I did read of one gentleman who said he was “run down” in NM. He didn’t stop at the weigh station. Another obeyed a sign along his travels that stated RVs must stop at the weigh station.
Is an officer is waving you over? Does a sign dictate that ALL vehicles over a weight limit are to pull over? Common sense certainly tells one to make the stop. Perhaps there is a particular stretch of road or a specific reason RVs are being directed through the weigh station. You don’t want to chance getting a fine. As the saying goes, “better safe than sorry.”
Hmmm, so do RVs have to stop at weigh stations?
Well, despite their name, scales are not the only thing involved at weigh stations. Many weigh stations perform visual safety checks, such as checking tires and lug nuts to ensure the wheels are tight. Additionally, some inspectors will check a truck’s suspension and exterior lights. U.S. bridges have an acceptable maximum weight of 800 lbs. of tire pressure per square inch. This is federal law, but it is up to each state to enforce it via weigh stations.
Having enough manpower is an issue in many state weigh stations. Trucks are known to pass weigh stations by, however, the station lacks the manpower to bring them back.
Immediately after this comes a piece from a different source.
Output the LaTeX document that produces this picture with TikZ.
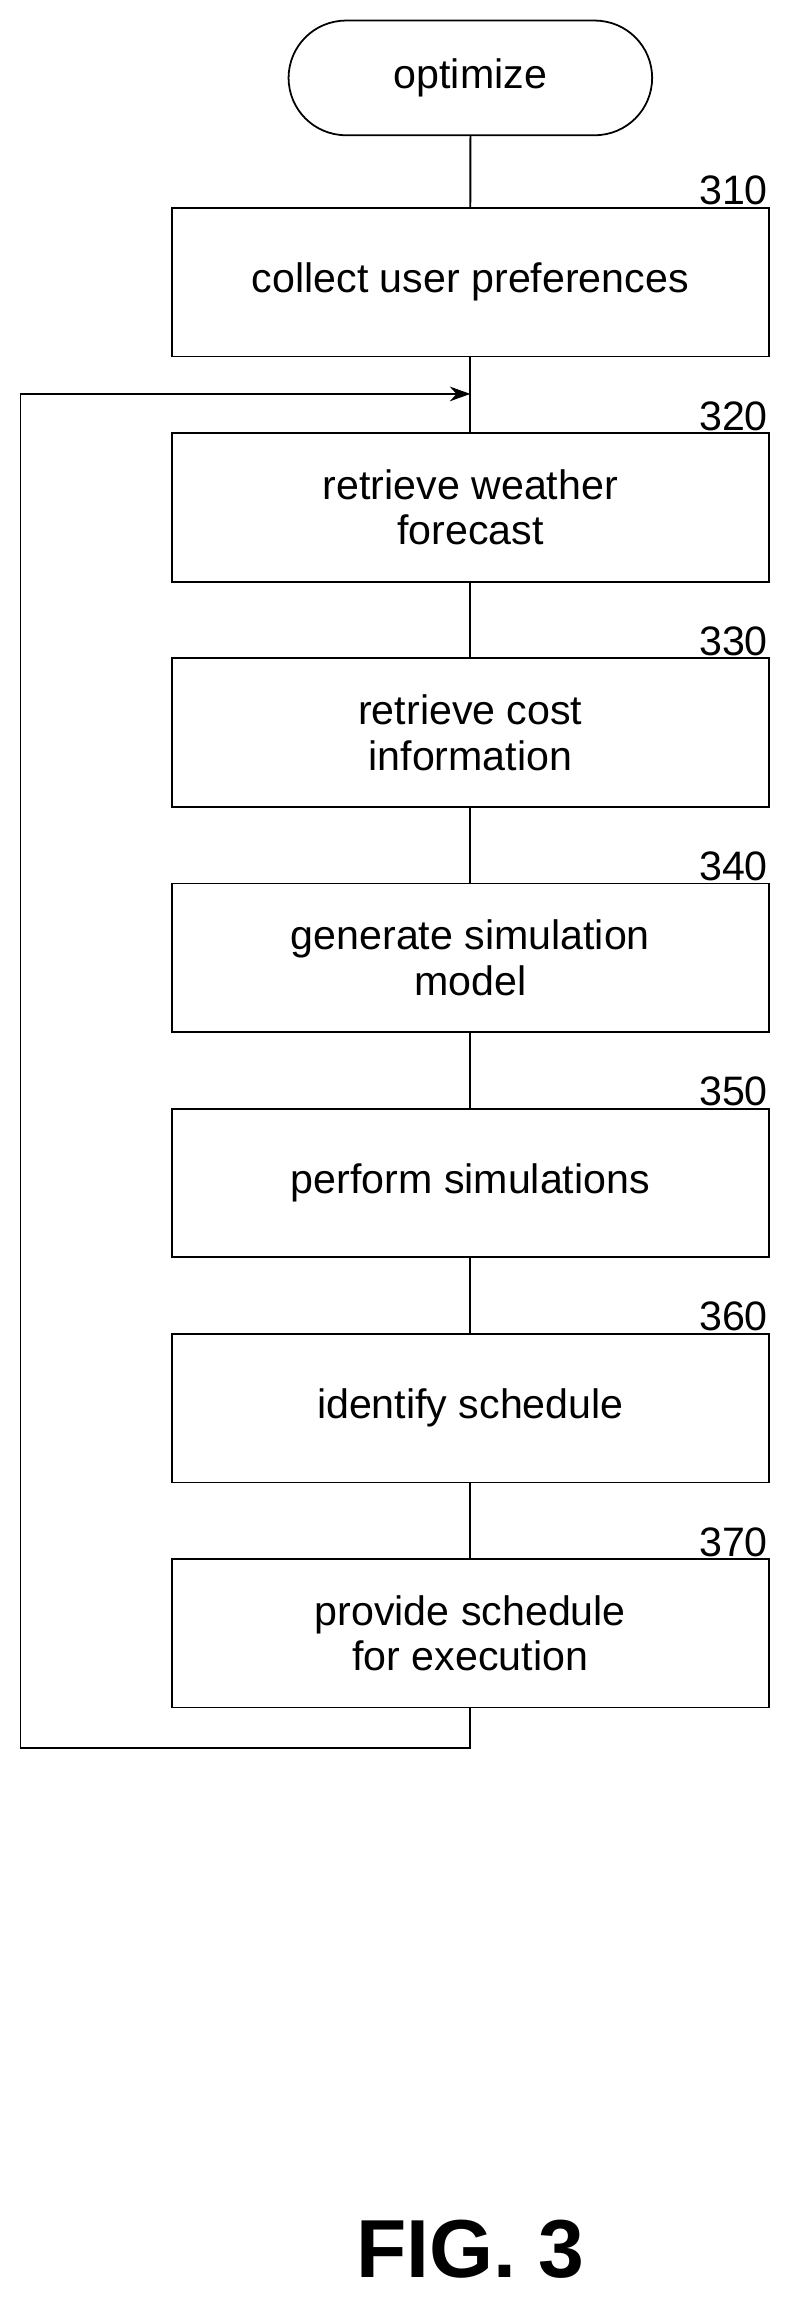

It’s more likely that an RV will not need to make a weigh station stop. Playing “dumb” if you are stopped can’t hurt.
If you’re a “play it safe” kind, you may feel better stopping at some weigh stations. Do your own checks and balances on whether you’ll need to weigh in. Of course, RVers also love being the adventurous type. You may want to “Thelma and Louise” it down the highway and laugh as you pass by the weigh station.